What they left behind was a city still grappling with all of its broken piece — racial divisions, income inequality, a police department seemingly at war with black residents — magnified under the scrutiny that the killing of unarmed black teenager Michael Brown Jr. drew to the city. Since those early days of protest following Brown’s killing three years ago this coming summer, there has been as much progress as there’ve been setbacks.
The city’s police force is being reformed under a federal consent decree. A new generation of homegrown activists has risen to champion the needs of the city’s most vulnerable and residents, both black and white, who seem to have moved further from their respective corners and closer to having the all-important race conversation than would’ve been impossible pre-Michael Brown.
But the setbacks have been frequent and dramatic. Despite boosting black voter turnout to record numbers in successive municipal elections, including one that added more blacks to the city council, their candidates of choice have mostly suffered defeat at the hands of the political establishment that stumbled through the crisis and upheaval following Brown’s death.
The much-maligned Mayor James Knowles recently won re-election and activists say the federal consent decree meant to reform the city’s troubled police department is moving at a snail’s pace. Uncertainty around the agreement is even more so given orders by Attorney General Jeff Sessions for the Justice Department to review all of the Obama-era consent decrees. Sessions worries such agreements and investigations into police departments, even those with histories of widespread abuses, may lower the morale of officers.
When state Sen.
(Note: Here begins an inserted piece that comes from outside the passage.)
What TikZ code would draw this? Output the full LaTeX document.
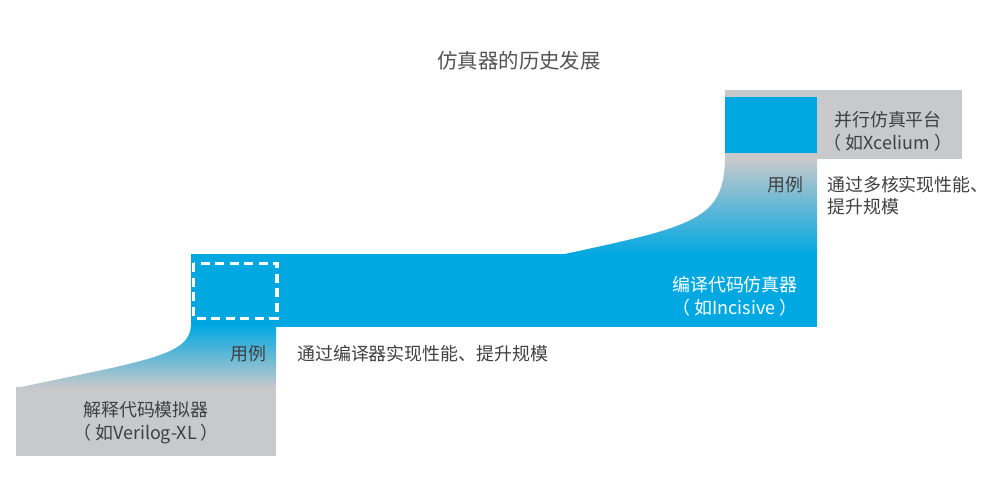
\documentclass[tikz,border=0pt]{standalone}
\usepackage{fontspec}
\setmainfont{Noto Sans CJK SC}
\usetikzlibrary{positioning}
\definecolor{simblue}{HTML}{00A8E1}
\definecolor{simgray}{HTML}{C8C9CB}
\definecolor{txtgray}{HTML}{404040}

\begin{document}
\begin{tikzpicture}[x=1bp, y=-1bp,
  lbl/.style={font=\fontsize{18}{23}\selectfont, text=txtgray, inner sep=0pt, align=center},
  wlbl/.style={lbl, text=white}]
  \useasboundingbox (0,0) rectangle (994,481);

  % Stufe 1: interpretiert
  \fill[simgray] (16,387) rectangle (276,456);
  \shade[top color=simblue, middle color=simblue!55!simgray, bottom color=simgray]
    (16,388) .. controls (150,360) and (190,355) .. (191,325) -- (276,325) -- (276,388) -- cycle;

  % Stufe 2: kompiliert
  \shade[top color=simgray, middle color=simgray!45!simblue, bottom color=simblue]
    (560,255) .. controls (695,226) and (724,220) .. (725,158) -- (817,158) -- (817,255) -- cycle;
  \fill[simblue] (191,254) rectangle (817,327);
  \draw[white, line width=3.5bp, dash pattern=on 9bp off 5.5bp] (193.5,263.5) rectangle (277,318.5);

  % Stufe 3: parallel
  \fill[simgray] (725,90) rectangle (962,159);
  \fill[simblue] (725,97) rectangle (817,153);

  % Texte
  \node[lbl, font=\fontsize{20.5}{23}\selectfont, text=txtgray!90] (title) at (519,61) {仿真器的历史发展};
  \node[lbl] (interp) at (146,423) {解释代码模拟器\\（ 如Verilog-XL ）};
  \node[lbl] (use1) at (248,354) {用例};
  \node[lbl, anchor=west] (note1) at (297,354) {通过编译器实现性能、提升规模};
  \node[wlbl] (compiled) at (735,296) {编译代码仿真器\\（ 如Incisive ）};
  \node[lbl] (parallel) at (888,131) {并行仿真平台\\（ 如Xcelium ）};
  \node[lbl] (use2) at (785,185) {用例};
  \node[lbl, align=left, anchor=north west, font=\fontsize{18}{22}\selectfont] (note2) at (827,176) {通过多核实现性能、\\提升规模};
\end{tikzpicture}
\end{document}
Maria Chappelle-Nadal, who much like Crawford emerged on the national radar during Ferguson, heard the news of Crawford’s death, she took to social media.
"He is #Ferguson's hero," the senator wrote on her Twitter account. "For those of us tear-gassed, he was our local champion."
“Everybody back home is just shocked,” said Chappelle-Nadal, whose district includes Ferguson, from the capitol in Jefferson City.
“It’s depressing. That’s what it is. There seems to be no hope. It’s like we are imprisoned as black people. There are so many barriers that are put up for us as you try to change things and you fail, you try and you fail, ultimately there is very little hope and then you see these cases like this,” she said. "Folks who have been active in voicing their opinion on civil rights end up dead. It breaks you down.”